Coudert filed for Chapter 11 bankruptcy in September 2006. The plan administrator sued the firms in 2008 in bankruptcy court claiming they were liable for any profits derived from completing client matters that former Coudert partners brought to their new homes. The firms argued that the doctrine didn’t apply as the matters were billed hourly and not taken on contingency. U.S. District Judge Colleen McMahon disagreed and denied the firms’ motion to dismiss.
“Although the New York Court of Appeals has not addressed this precise issue, I believe that it would conclude that the method by which the client matters were billed does not alter the nature of Coudert’s property interest in them,” McMahon said in a 54-page ruling today.
Coudert, founded in 1853, had more than 600 lawyers in 15 countries when it filed for bankruptcy to avoid posting bonds related to two legal malpractice suits it lost. The law firm began winding down in 2005. Today’s ruling could affect similar claims in the case of Dewey & LeBoeuf LLP, which has retained a restructuring company to lead its wind-down efforts. Dewey’s equity partners, a group that numbered about 190, could be subject to such claims, lawyers said.
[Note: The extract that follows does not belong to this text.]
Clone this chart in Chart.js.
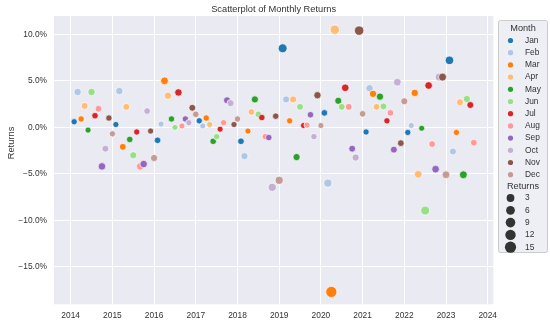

McMahon ruled that former Coudert partners are obligated to account for any profits they earned while winding down the client matters at the firms.
“The rights and duties of the parties will be finally settled in an accounting -- the traditional remedy for resolving monetary disputes among former partners,” McMahon said.
Beth Huffman, a spokeswoman for Dechert, declined to comment on the ruling. Dave Petrou, a spokesman for Jones Day, didn’t immediately return a phone call seeking comment. Ben Harris, a spokesman for Akin Gump, had no immediate comment.